The OSIRIS-REx spacecraft is on its way to Earth to drop off rocky samples from asteroid Bennu on Sunday, marking NASA’s first attempt to retrieve a piece of a pure space rock.
The highly-anticipated drop-off has been seven years in the making, but the wait is finally over. OSIRIS-REx is scheduled to drop off the capsule containing the asteroid sample on September 24 at 10:55 a.m. ET. You can tune in to the historic moment live through NASA TV, the NASA app, and the agency’s website, or by following the feed below. Coverage will begin at 10 a.m. ET on Sunday.

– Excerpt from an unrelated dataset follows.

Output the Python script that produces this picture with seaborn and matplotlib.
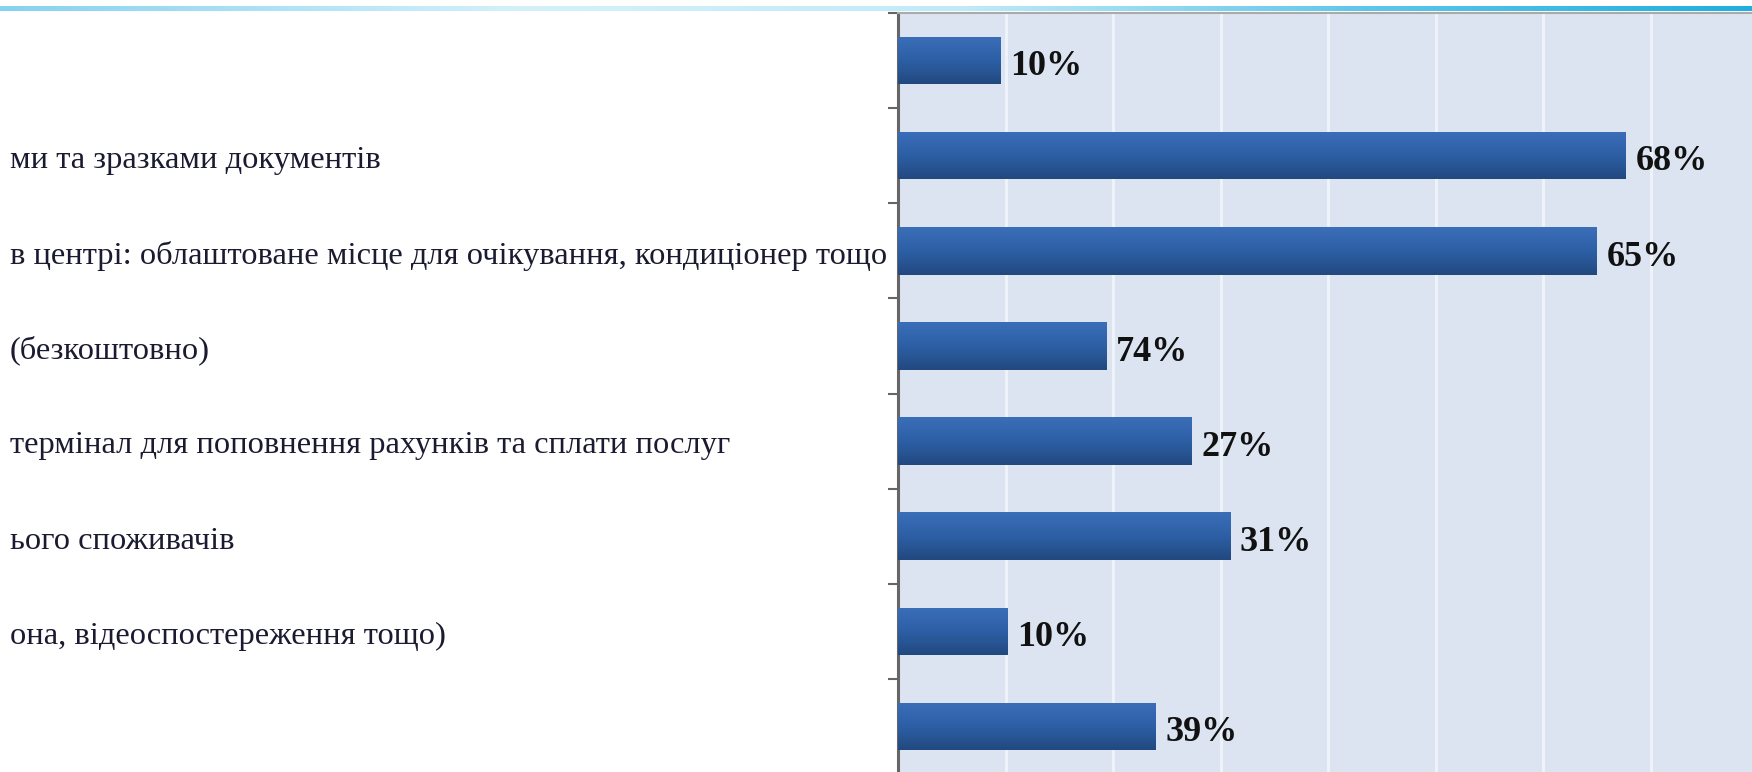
import numpy as np
import pandas as pd
import matplotlib
matplotlib.use("Agg")
import matplotlib.pyplot as plt
import seaborn as sns
from matplotlib.colors import LinearSegmentedColormap
from matplotlib.transforms import blended_transform_factory

# ---- data ----
categories = [
    "",
    "ми та зразками документів",
    "в центрі: облаштоване місце для очікування, кондиціонер тощо",
    "(безкоштовно)",
    "термінал для поповнення рахунків та сплати послуг",
    "ього споживачів",
    "она, відеоспостереження тощо)",
    "",
]
bar_values = [9.5, 67.7, 65.0, 19.4, 27.3, 30.9, 10.2, 24.0]
value_labels = ["10%", "68%", "65%", "74%", "27%", "31%", "10%", "39%"]

W, H = 1752, 772

sns.set_style("white")
plt.rcParams["font.family"] = ["Liberation Serif", "DejaVu Serif"]

fig = plt.figure(figsize=(W / 100, H / 100), dpi=100)
fig.patch.set_facecolor("white")

# top decorative cyan band
bax = fig.add_axes([0, (H - 11) / H, 1, 5 / H])
band_cmap = LinearSegmentedColormap.from_list(
    "band", [(0, "#86d2f1"), (0.3, "#d4f1fa"), (0.55, "#c0eaf8"), (0.78, "#5fc6eb"), (1, "#1eafe0")])
bax.imshow(np.linspace(0, 1, 512)[None, :], aspect="auto", cmap=band_cmap)
bax.axis("off")

ax = fig.add_axes([898 / W, -2 / H, (W - 898) / W, 761 / H])
ax.set_facecolor("#dbe4f0")

df = pd.DataFrame({"row": [str(i) for i in range(len(bar_values))], "value": bar_values})
sns.barplot(data=df, x="value", y="row", orient="h", width=0.5, color="#2d5fa6",
            saturation=1, ax=ax, zorder=3)

# vertical gradient on each bar
bar_cmap = LinearSegmentedColormap.from_list("bar", ["#3a6eb8", "#2d5fa6", "#22497f"])
grad = np.linspace(0, 1, 64)[:, None]
for p in list(ax.patches):
    x0, y0, w, h = p.get_x(), p.get_y(), p.get_width(), p.get_height()
    p.set_edgecolor("none")
    im = ax.imshow(grad, extent=(x0, x0 + w, y0 + h, y0), aspect="auto", cmap=bar_cmap,
                   zorder=3.1, interpolation="bilinear")
    im.set_clip_path(p)

xmax = (W - 898) / 10.75
ax.set_xlim(0, xmax)
ax.set_ylim(len(bar_values) - 0.5, -0.5)
ax.set_aspect("auto")

ax.set_xticks(np.arange(0, 80, 10))
ax.xaxis.grid(True, color="#eef3fa", lw=2.2)
ax.set_axisbelow(True)
ax.tick_params(axis="x", length=0, labelbottom=False)
ax.set_yticks(np.arange(-0.5, len(bar_values), 1))
ax.set_yticklabels([])
ax.tick_params(axis="y", length=7.5, width=1.5, color="#666666", direction="out", left=True)
ax.set_xlabel("")
ax.set_ylabel("")

for s in ["right", "bottom"]:
    ax.spines[s].set_visible(False)
ax.spines["left"].set_color("#666666")
ax.spines["left"].set_linewidth(2.2)
ax.spines["top"].set_color("#aaaaaa")
ax.spines["top"].set_linewidth(1.5)

# value labels
for i, (v, lab) in enumerate(zip(bar_values, value_labels)):
    ax.annotate(lab, (v, i), xytext=(7, -4.5), textcoords="offset points", ha="left", va="center",
                fontsize=26, fontweight="bold", color="#111111", zorder=5)

# category labels (left part of the slide is cut off)
trans = blended_transform_factory(fig.transFigure, ax.transData)
for i, lab in enumerate(categories):
    if not lab:
        continue
    ax.annotate(lab, (10 / W, i), xycoords=trans, xytext=(0, -3.5), textcoords="offset points",
                ha="left", va="center", fontsize=23.4, color="#1a1a30", annotation_clip=False)

fig.savefig("out.png", dpi=100, facecolor=fig.get_facecolor())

The plan is for the spacecraft to drop off its precious cargo during a close flyby of Earth, after which the capsule containing the asteroid samples will perform a parachute-assisted landing at the Department of Defense’s Utah Test and Training Range. The capsule has to land within a 37-mile by 9-mile ellipse (59 km by 15 km) about 13 minutes after it is released by the spacecraft.
OSIRIS-REx launched in September 2016, and reached asteroid Bennu in December 2018. The spacecraft spent nearly two years observing the space rock before landing on Bennu and snagging a sample from its surface in October 2020. On May 10, 2021, OSIRIS-REx bid farewell to Bennu and began making its way back home to drop off its precious cargo.
This is NASA’s first attempt at retrieving a sample from an asteroid and it’s been a long time in the making. Bennu is a small, near-Earth asteroid that makes a close pass to Earth every six years or so. Scientists believe Bennu might have broken off from a much larger carbon-rich asteroid about 700 million to 2 billion years ago, and drifted much closer to Earth since then.
By bringing the asteroid sample to Earth, scientists will be able to closely analyze the space rock to help uncover clues as to how life may have originated on Earth and whether asteroids carried the building blocks of life to our planet.
After delivering its sample to Earth, OSIRIS-REx will begin making its way towards its next mission, exploring asteroid Apophis. Accordingly, the mission will be renamed to OSIRIS-APEX (OSIRIS-Apophis Explorer).